Anheuser-Busch hopes to sell more Budweiser in China
Development by the textbook. Anheuser-Busch hopes to double the amount of Chinese cities where it sells its Budweiser beer over the next five years from currently 100 in an effort to increase its profits.
According to reports in the media, Anheuser-Busch hopes that more consumers in China, the world’s largest beer market by volume, will switch to Budweiser and other more expensive brands. The Budweiser brand claims only a tiny 2 percent of the overall market in China, but 40 percent of the premium brand segment.
The company also said it would increase distribution and support in China for Corona Extra, the beer made by Mexico’s brewer Modelo, which is half-owned by Anheuser-Busch.
China is a key battleground for rivals such as Anheuser-Busch and SABMiller as the average Chinese downs only 24 litres of beer a year. At the moment, the bulk of beer consumption is standard brands.
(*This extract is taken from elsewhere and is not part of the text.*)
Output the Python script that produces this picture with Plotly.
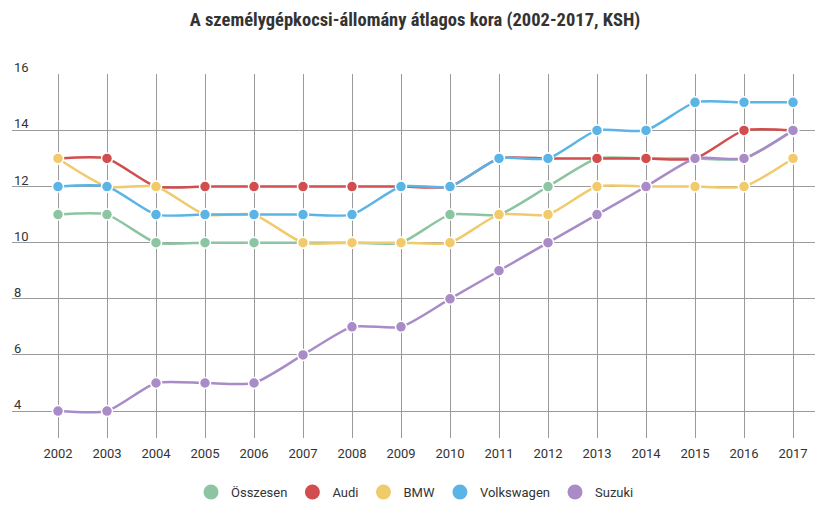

But Anheuser-Busch thinks that eventually China’s market segmentation will resemble more mature markets where premium brands represent a solid 20 percent of total volume consumed.
Anheuser-Busch, which also counts Danish brewer Carlsberg among its rivals in the country, estimates that Chinese consumption will double within a decade, and is expanding into China’s smaller, county-level, cities.
Beer consumption in China, where a 640 ml bottle can sell for as little as the equivalent of USD 0.12, has more than doubled in the past 10 to 12 years.
Anheuser-Busch also plans to expand its share of the premium segment by introducing brands made specifically for Chinese beer drinkers and by expanding its Harbin premium brand into 33 new markets in 2007.
It plans to integrate Budweiser and Harbin Beer, including marketing, sales and human resources, to help develop the Harbin brand.
The U.S. brewer, which has a 27 percent stake in Tsingtao Brewery, bought the
Wuhan Brewing Co. in 1995 and the Harbin Brewery Group in 2004.